## The problem
Leave out the pictures and transcribe everything else exactly.

## Data provided
• • • • •

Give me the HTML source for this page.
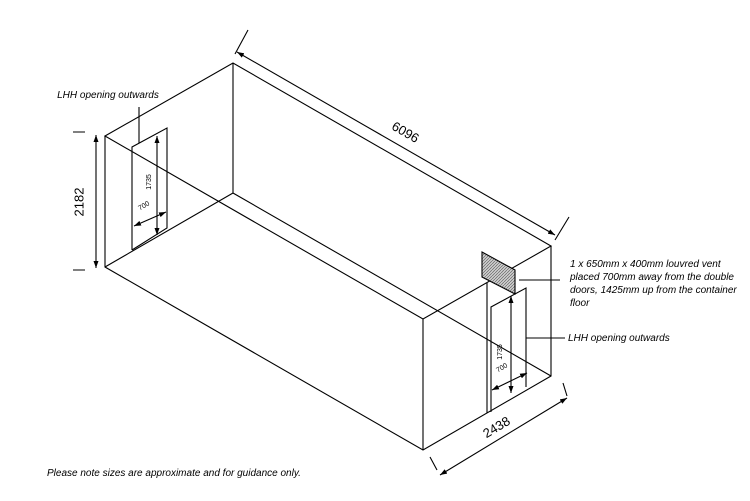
<!DOCTYPE html>
<html><head><style>
body{margin:0;background:#fff;}
svg{display:block}
text{font-family:"Liberation Sans",sans-serif;fill:#000}
.i{font-style:italic;font-size:10px}
</style></head><body>
<svg width="750" height="501" viewBox="0 0 750 501">
<defs>
<pattern id="h" width="3" height="3" patternUnits="userSpaceOnUse">
<rect width="3" height="3" fill="#ccc"/><path d="M0 3L3 0" stroke="#555" stroke-width="0.6"/>
</pattern>
<marker id="a" markerWidth="7" markerHeight="5" refX="7" refY="2.5" orient="auto-start-reverse" markerUnits="userSpaceOnUse">
<path d="M0 0L7 2.5L0 5z" fill="#000"/></marker>
</defs>
<g stroke="#000" stroke-width="1.1" fill="none">
<path d="M105 136L233 63L551 246L423 319L105 136Z"/>
<path d="M105 136L105 267L423 450L551 376L551 246"/>
<path d="M423 319L423 450"/>
<path d="M233 63L233 193L551 376"/>
<path d="M233 193L105 267"/>
<path d="M132 250L132 147L167 128L167 228L132 250"/>
<path d="M157 136L157 235" marker-start="url(#a)" marker-end="url(#a)"/>
<path d="M134 226L166 212" marker-start="url(#a)" marker-end="url(#a)"/>
<path d="M139 107L139 143"/>
<path d="M487 413L487 283"/>
<path d="M491 412L491 307L526 288L526 387"/>
<path d="M511 296L511 393" marker-start="url(#a)" marker-end="url(#a)"/>
<path d="M492 390L527 373" marker-start="url(#a)" marker-end="url(#a)"/>
<path d="M482 252L515 270L515 294L482 277Z" fill="url(#h)"/>
<path d="M519 280L560 280"/>
<path d="M526 338L565 338"/>
<path d="M96 135L96 268" marker-start="url(#a)" marker-end="url(#a)"/>
<path d="M73 132L85 132M73 270L85 270"/>
<path d="M237 52L555 235" marker-start="url(#a)" marker-end="url(#a)"/>
<path d="M235 54L248 30M555 240L569 217"/>
<path d="M440 475L567 398" marker-start="url(#a)" marker-end="url(#a)"/>
<path d="M430 457L437 470M563 383L567 396"/>
</g>
<text x="80" y="202" font-size="13" text-anchor="middle" transform="rotate(-90 80 202)" dominant-baseline="middle">2182</text>
<text x="405" y="133" font-size="13" text-anchor="middle" transform="rotate(30 405 133)" dominant-baseline="middle">6096</text>
<text x="497" y="428" font-size="13" text-anchor="middle" transform="rotate(-31 497 428)" dominant-baseline="middle">2438</text>
<text x="149" y="182" font-size="7" text-anchor="middle" transform="rotate(-90 149 182)" dominant-baseline="middle">1735</text>
<text x="144" y="206" font-size="7" text-anchor="middle" transform="rotate(-30 144 206)" dominant-baseline="middle">700</text>
<text x="500" y="352" font-size="7" text-anchor="middle" transform="rotate(-90 500 352)" dominant-baseline="middle">1735</text>
<text x="502" y="368" font-size="7" text-anchor="middle" transform="rotate(-30 502 368)" dominant-baseline="middle">700</text>
<text class="i" x="108" y="98" text-anchor="middle">LHH opening outwards</text>
<text class="i" x="570" y="267">1 x 650mm x 400mm louvred vent</text>
<text class="i" x="570" y="280">placed 700mm away from the double</text>
<text class="i" x="570" y="293">doors, 1425mm up from the container</text>
<text class="i" x="570" y="306">floor</text>
<text class="i" x="568" y="341">LHH opening outwards</text>
<text class="i" x="47" y="476" font-size="9.5">Please note sizes are approximate and for guidance only.</text>
</svg>
</body></html>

• • • • •

## The response
Give me the HTML source for this page.
<!DOCTYPE html>
<html><head><style>
body{margin:0;background:#fff;}
svg{display:block}
text{font-family:"Liberation Sans",sans-serif;fill:#000}
.i{font-style:italic;font-size:10px}
</style></head><body>
<svg width="750" height="501" viewBox="0 0 750 501">
<defs>
<pattern id="h" width="3" height="3" patternUnits="userSpaceOnUse">
<rect width="3" height="3" fill="#ccc"/><path d="M0 3L3 0" stroke="#555" stroke-width="0.6"/>
</pattern>
<marker id="a" markerWidth="7" markerHeight="5" refX="7" refY="2.5" orient="auto-start-reverse" markerUnits="userSpaceOnUse">
<path d="M0 0L7 2.5L0 5z" fill="#000"/></marker>
</defs>
<g stroke="#000" stroke-width="1.1" fill="none">
<path d="M105 136L233 63L551 246L423 319L105 136Z"/>
<path d="M105 136L105 267L423 450L551 376L551 246"/>
<path d="M423 319L423 450"/>
<path d="M233 63L233 193L551 376"/>
<path d="M233 193L105 267"/>
<path d="M132 250L132 147L167 128L167 228L132 250"/>
<path d="M157 136L157 235" marker-start="url(#a)" marker-end="url(#a)"/>
<path d="M134 226L166 212" marker-start="url(#a)" marker-end="url(#a)"/>
<path d="M139 107L139 143"/>
<path d="M487 413L487 283"/>
<path d="M491 412L491 307L526 288L526 387"/>
<path d="M511 296L511 393" marker-start="url(#a)" marker-end="url(#a)"/>
<path d="M492 390L527 373" marker-start="url(#a)" marker-end="url(#a)"/>
<path d="M482 252L515 270L515 294L482 277Z" fill="url(#h)"/>
<path d="M519 280L560 280"/>
<path d="M526 338L565 338"/>
<path d="M96 135L96 268" marker-start="url(#a)" marker-end="url(#a)"/>
<path d="M73 132L85 132M73 270L85 270"/>
<path d="M237 52L555 235" marker-start="url(#a)" marker-end="url(#a)"/>
<path d="M235 54L248 30M555 240L569 217"/>
<path d="M440 475L567 398" marker-start="url(#a)" marker-end="url(#a)"/>
<path d="M430 457L437 470M563 383L567 396"/>
</g>
<text x="80" y="202" font-size="13" text-anchor="middle" transform="rotate(-90 80 202)" dominant-baseline="middle">2182</text>
<text x="405" y="133" font-size="13" text-anchor="middle" transform="rotate(30 405 133)" dominant-baseline="middle">6096</text>
<text x="497" y="428" font-size="13" text-anchor="middle" transform="rotate(-31 497 428)" dominant-baseline="middle">2438</text>
<text x="149" y="182" font-size="7" text-anchor="middle" transform="rotate(-90 149 182)" dominant-baseline="middle">1735</text>
<text x="144" y="206" font-size="7" text-anchor="middle" transform="rotate(-30 144 206)" dominant-baseline="middle">700</text>
<text x="500" y="352" font-size="7" text-anchor="middle" transform="rotate(-90 500 352)" dominant-baseline="middle">1735</text>
<text x="502" y="368" font-size="7" text-anchor="middle" transform="rotate(-30 502 368)" dominant-baseline="middle">700</text>
<text class="i" x="108" y="98" text-anchor="middle">LHH opening outwards</text>
<text class="i" x="570" y="267">1 x 650mm x 400mm louvred vent</text>
<text class="i" x="570" y="280">placed 700mm away from the double</text>
<text class="i" x="570" y="293">doors, 1425mm up from the container</text>
<text class="i" x="570" y="306">floor</text>
<text class="i" x="568" y="341">LHH opening outwards</text>
<text class="i" x="47" y="476" font-size="9.5">Please note sizes are approximate and for guidance only.</text>
</svg>
</body></html>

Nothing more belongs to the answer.